■ Task description ■
Output the entries word for word. Omit images.

--- BEGIN Material shown ---

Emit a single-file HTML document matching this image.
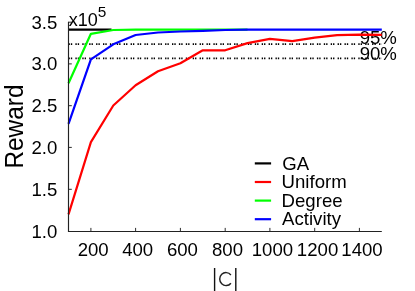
<!DOCTYPE html>
<html>
<head>
<meta charset="utf-8">
<title>Reward vs |C|</title>
<style>
html,body{margin:0;padding:0;background:#fff;}
body{width:415px;height:291px;overflow:hidden;}
svg{display:block;will-change:transform;}
text{font-family:"Liberation Sans",sans-serif;fill:#000;}
</style>
</head>
<body>
<svg width="415" height="291" viewBox="0 0 415 291">
<rect width="415" height="291" fill="#fff"/>
<g stroke="#000" stroke-width="1.6" stroke-dasharray="1.35 1.0 1.35 3.2" fill="none">
<path d="M68.5 44.1H381.5"/>
<path d="M68.5 58.4H381.5"/>
</g>
<text x="359.7" y="43.6" font-size="18.6">95%</text>
<text x="359.7" y="59.7" font-size="18.6">90%</text>
<g stroke="#222" stroke-width="0.95" fill="none">
<path d="M68.5 22.2h3.3M68.5 63.9h3.3M68.5 105.7h3.3M68.5 147.4h3.3M68.5 189.3h3.3"/>
<path d="M90.9 231.5v-3.6M135.6 231.5v-3.6M180.4 231.5v-3.6M225.2 231.5v-3.6M269.9 231.5v-3.6M314.7 231.5v-3.6M359.4 231.5v-3.6"/>
</g>
<g fill="none" stroke-width="2.2" stroke-linejoin="round">
<path stroke="#000" d="M68.5 29.7H111.5"/>
<path stroke="#f00" d="M68.5 214.3L90.9 142.1L113.3 105.5L135.6 85.3L158.0 71.3L180.4 63.2L202.8 50.3L225.2 50.3L247.5 43.1L269.9 38.8L292.3 41.1L314.7 37.6L337.1 35.1L359.4 34.6L381.8 34.8"/>
<path stroke="#0f0" d="M68.5 83.3L90.9 33.8L113.3 30.0L135.6 29.7L247.5 29.7"/>
<path stroke="#00f" d="M68.5 123.8L90.9 59.3L113.3 44.3L135.6 35.0L158.0 32.5L180.4 31.5L202.8 30.8L225.2 30.0L247.5 29.7L381.8 29.7"/>
</g>
<path d="M68.5 21.7V231.5H381.8" stroke="#222" stroke-width="1.15" fill="none"/>
<g font-size="18.6" text-anchor="end">
<text x="57.25" y="28.5">3.5</text>
<text x="57.25" y="70.2">3.0</text>
<text x="57.25" y="112.0">2.5</text>
<text x="57.25" y="153.7">2.0</text>
<text x="57.25" y="195.6">1.5</text>
<text x="57.25" y="237.5">1.0</text>
</g>
<g font-size="18.6" text-anchor="middle">
<text x="93.20" y="256.4">200</text>
<text x="137.70" y="256.4">400</text>
<text x="182.45" y="256.4">600</text>
<text x="227.55" y="256.4">800</text>
<text x="272.45" y="256.4">1000</text>
<text x="317.55" y="256.4">1200</text>
<text x="362.00" y="256.4">1400</text>
</g>
<text x="68.8" y="25.6" font-size="18">x10</text>
<text x="97.7" y="16.7" font-size="15.4">5</text>
<text transform="translate(22.7 126.55) rotate(-90) scale(1 1.04)" font-size="24.4" text-anchor="middle">Reward</text>
<g stroke="#111" fill="none">
<path d="M214.6 268V291M235.8 268V291" stroke-width="1.4"/>
<path d="M230.9 275.0A6.3 6.5 0 1 0 230.9 283.2" stroke-width="1.45" stroke="#222"/>
</g>
<g stroke-width="2.2" fill="none">
<path stroke="#000" d="M254.8 163.4H271.1"/>
<path stroke="#f00" d="M254.8 182.0H271.1"/>
<path stroke="#0f0" d="M254.8 200.6H271.1"/>
<path stroke="#00f" d="M254.8 219.2H271.1"/>
</g>
<g font-size="18.6">
<text x="282.2" y="169.5">GA</text>
<text x="281.6" y="188.1">Uniform</text>
<text x="281.6" y="206.7">Degree</text>
<text x="282.1" y="225.3">Activity</text>
</g>
</svg>
</body>
</html>
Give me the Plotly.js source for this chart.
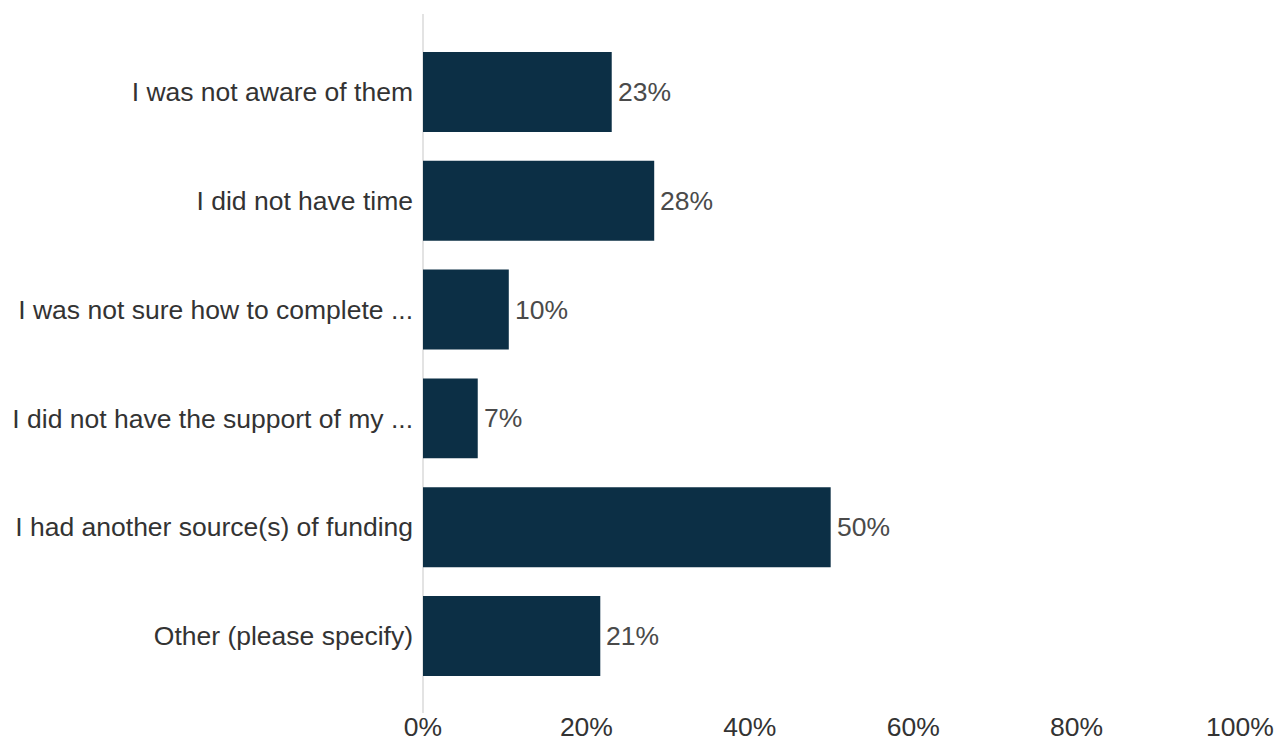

--- END Material shown ---

■ Response below ■
Emit a single-file HTML document matching this image.
<!DOCTYPE html>
<html>
<head>
<meta charset="utf-8">
<title>Reward vs |C|</title>
<style>
html,body{margin:0;padding:0;background:#fff;}
body{width:415px;height:291px;overflow:hidden;}
svg{display:block;will-change:transform;}
text{font-family:"Liberation Sans",sans-serif;fill:#000;}
</style>
</head>
<body>
<svg width="415" height="291" viewBox="0 0 415 291">
<rect width="415" height="291" fill="#fff"/>
<g stroke="#000" stroke-width="1.6" stroke-dasharray="1.35 1.0 1.35 3.2" fill="none">
<path d="M68.5 44.1H381.5"/>
<path d="M68.5 58.4H381.5"/>
</g>
<text x="359.7" y="43.6" font-size="18.6">95%</text>
<text x="359.7" y="59.7" font-size="18.6">90%</text>
<g stroke="#222" stroke-width="0.95" fill="none">
<path d="M68.5 22.2h3.3M68.5 63.9h3.3M68.5 105.7h3.3M68.5 147.4h3.3M68.5 189.3h3.3"/>
<path d="M90.9 231.5v-3.6M135.6 231.5v-3.6M180.4 231.5v-3.6M225.2 231.5v-3.6M269.9 231.5v-3.6M314.7 231.5v-3.6M359.4 231.5v-3.6"/>
</g>
<g fill="none" stroke-width="2.2" stroke-linejoin="round">
<path stroke="#000" d="M68.5 29.7H111.5"/>
<path stroke="#f00" d="M68.5 214.3L90.9 142.1L113.3 105.5L135.6 85.3L158.0 71.3L180.4 63.2L202.8 50.3L225.2 50.3L247.5 43.1L269.9 38.8L292.3 41.1L314.7 37.6L337.1 35.1L359.4 34.6L381.8 34.8"/>
<path stroke="#0f0" d="M68.5 83.3L90.9 33.8L113.3 30.0L135.6 29.7L247.5 29.7"/>
<path stroke="#00f" d="M68.5 123.8L90.9 59.3L113.3 44.3L135.6 35.0L158.0 32.5L180.4 31.5L202.8 30.8L225.2 30.0L247.5 29.7L381.8 29.7"/>
</g>
<path d="M68.5 21.7V231.5H381.8" stroke="#222" stroke-width="1.15" fill="none"/>
<g font-size="18.6" text-anchor="end">
<text x="57.25" y="28.5">3.5</text>
<text x="57.25" y="70.2">3.0</text>
<text x="57.25" y="112.0">2.5</text>
<text x="57.25" y="153.7">2.0</text>
<text x="57.25" y="195.6">1.5</text>
<text x="57.25" y="237.5">1.0</text>
</g>
<g font-size="18.6" text-anchor="middle">
<text x="93.20" y="256.4">200</text>
<text x="137.70" y="256.4">400</text>
<text x="182.45" y="256.4">600</text>
<text x="227.55" y="256.4">800</text>
<text x="272.45" y="256.4">1000</text>
<text x="317.55" y="256.4">1200</text>
<text x="362.00" y="256.4">1400</text>
</g>
<text x="68.8" y="25.6" font-size="18">x10</text>
<text x="97.7" y="16.7" font-size="15.4">5</text>
<text transform="translate(22.7 126.55) rotate(-90) scale(1 1.04)" font-size="24.4" text-anchor="middle">Reward</text>
<g stroke="#111" fill="none">
<path d="M214.6 268V291M235.8 268V291" stroke-width="1.4"/>
<path d="M230.9 275.0A6.3 6.5 0 1 0 230.9 283.2" stroke-width="1.45" stroke="#222"/>
</g>
<g stroke-width="2.2" fill="none">
<path stroke="#000" d="M254.8 163.4H271.1"/>
<path stroke="#f00" d="M254.8 182.0H271.1"/>
<path stroke="#0f0" d="M254.8 200.6H271.1"/>
<path stroke="#00f" d="M254.8 219.2H271.1"/>
</g>
<g font-size="18.6">
<text x="282.2" y="169.5">GA</text>
<text x="281.6" y="188.1">Uniform</text>
<text x="281.6" y="206.7">Degree</text>
<text x="282.1" y="225.3">Activity</text>
</g>
</svg>
</body>
</html>
Give me the Plotly.js source for this chart.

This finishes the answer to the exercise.